Mais Julien croyait, ou feignait de croire, par politique, aux divinations, aux augures, à l’efficacité des sacrifices : car enfin les peuples n’étaient pas philosophes ; il fallait opter entre la démence des christicoles et celle des païens.

Je pense que si ce grand homme eût vécu, il eût, avec le temps, dégagé la religion des superstitions les plus grossières, et qu’il eût accoutumé les Romains à reconnaître un Dieu formateur des dieux et des hommes, et à lui adresser tous les hommages.

Mais Cyrille et Grégoire, et les autres prêtres chrétiens, profitèrent de la nécessité où il semblait être de professer publiquement la religion païenne, pour le décrier chez les fanatiques. Les ariens et les athanasiens se réunirent contre lui, et le plus grand homme qui peut-être ait jamais été devint inutile au monde.


CHAPITRE XXXIV[1].

DES CHRÉTIENS JUSQU’À THÉODOSE.

Après la mort de Julien, les ariens et les athanasiens, dont il avait réprimé la fureur, recommencèrent à troubler tout l’empire. Les évêques des deux partis ne furent plus que des chefs de séditieux. Des moines fanatiques sortirent des déserts de la Thébaïde pour souffler le feu de la discorde, ne parlant que de miracles extravagants, tels qu’on les trouve dans l’histoire des papas du désert ; insultant les empereurs, et montrant de loin ce que devaient être un jour des moines.
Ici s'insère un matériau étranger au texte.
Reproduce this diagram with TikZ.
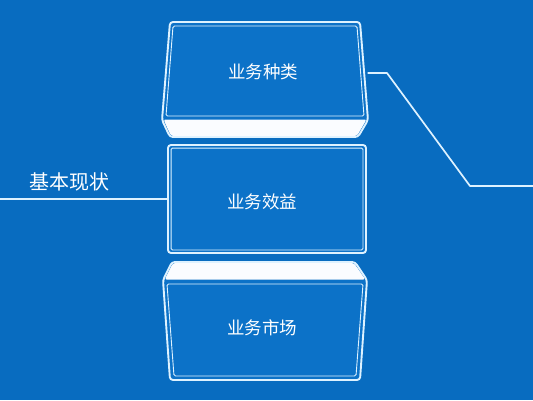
\documentclass[tikz,border=0pt]{standalone}
\usepackage{fontspec}
\newfontfamily\cjk{Noto Sans CJK SC}
\definecolor{bgc}{RGB}{8,108,192}
\definecolor{facec}{RGB}{12,114,200}
\definecolor{linec}{RGB}{222,242,255}
\definecolor{basec}{RGB}{250,252,255}
\begin{document}
\begin{tikzpicture}[x=1pt,y=-1pt,
  edge/.style={draw=linec, line width=1.7pt},
  outline/.style={draw=linec, line width=1.9pt, rounded corners=3pt, fill=facec},
  innerline/.style={draw=linec, line width=0.9pt, rounded corners=1.5pt},
  lbl/.style={text=white, font=\cjk\fontsize{17.5}{17.5}\selectfont, inner sep=0pt}]
\fill[bgc] (0,0) rectangle (533,400);
\useasboundingbox (0,0) rectangle (533,400);
% top box
\draw[outline] (170,22)--(360,22)--(368,120)--(358,137)--(170,137)--(162,120)--cycle;
\fill[basec, rounded corners=2pt] (163.5,119.5)--(366.5,119.5)--(357,136)--(171,136)--cycle;
\draw[innerline] (173,26)--(357,26)--(364,116)--(166,116)--cycle;
\node[lbl] (t1) at (263,72) {业务种类};
\coordinate (t1e) at (367.5,73);
% middle box
\node[draw=linec, line width=1.9pt, rounded corners=3pt, fill=facec,
      minimum width=198pt, minimum height=108pt, inner sep=0pt] (m) at (267,199) {};
\draw[innerline] ([shift={(4pt,-4pt)}]m.north west) rectangle ([shift={(-4pt,4pt)}]m.south east);
\node[lbl] (t2) at (262,202) {业务效益};
% bottom box
\draw[outline] (172,262)--(355,262)--(367,280)--(360,380)--(170,380)--(163,280)--cycle;
\fill[basec, rounded corners=2pt] (173,263)--(354,263)--(365.3,279.5)--(164.7,279.5)--cycle;
\draw[innerline] (167,284)--(363,284)--(356,376)--(174,376)--cycle;
\node[lbl] (t3) at (262,328) {业务市场};
% left label and line
\node[lbl, font=\cjk\fontsize{20}{20}\selectfont] (s) at (69,182) {基本现状};
\coordinate (lstart) at (0,199);
\draw[edge] (lstart) -- (m.west);
% right connector
\coordinate (k1) at (387,73);
\coordinate (k2) at (470,186);
\coordinate (rend) at (533,186);
\draw[edge, line join=round] (t1e) -- (k1) -- (k2) -- (rend);
\end{tikzpicture}
\end{document}
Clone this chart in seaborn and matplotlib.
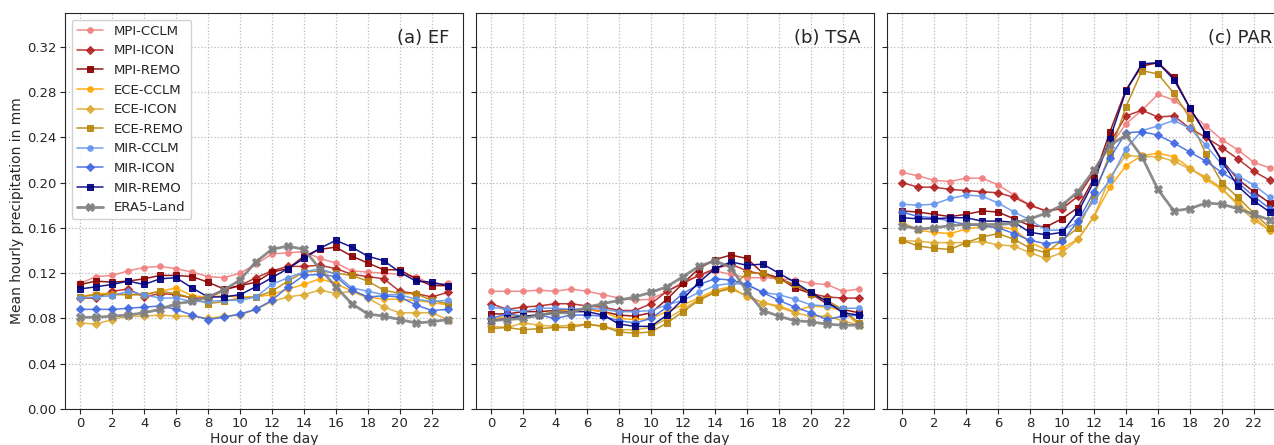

Il y eut un empereur sage qui, pour éteindre, s’il se pouvait, toutes ces querelles, donna une liberté entière de conscience, et la prit pour lui-même : ce fut Valentinien Ier. De son temps, toutes les sectes vécurent au moins quelques années dans une paix extérieure, se bornant à s’anathématiser sans s’égorger ; païens, juifs, athanasiens, ariens, macédoniens, donatistes, cyprianistes manichéens, apollinaristes, tous furent étonnés de leur tran-

  1. Entre ce chapitre et celui qui précède, l’édition de 1776, dont j’ai parlé précédemment (page 195), en contient un intitulé Du prétendu miracle arrivé sous Julien dans les fondements du temple de Jérusalem. Mais ce n’est que la reproduction du morceau ayant pour titre : Des Globes de feu, etc., que l’auteur avait donné en 1770, dans ses Questions sur l’Encyclopédie (voyez tome XVII, pages 319-321). Toutefois le dernier alinéa de 1770 ne faisait pas partie de la réimpression de 1770, qui se terminait par les mots hauteur révoltante. (B.)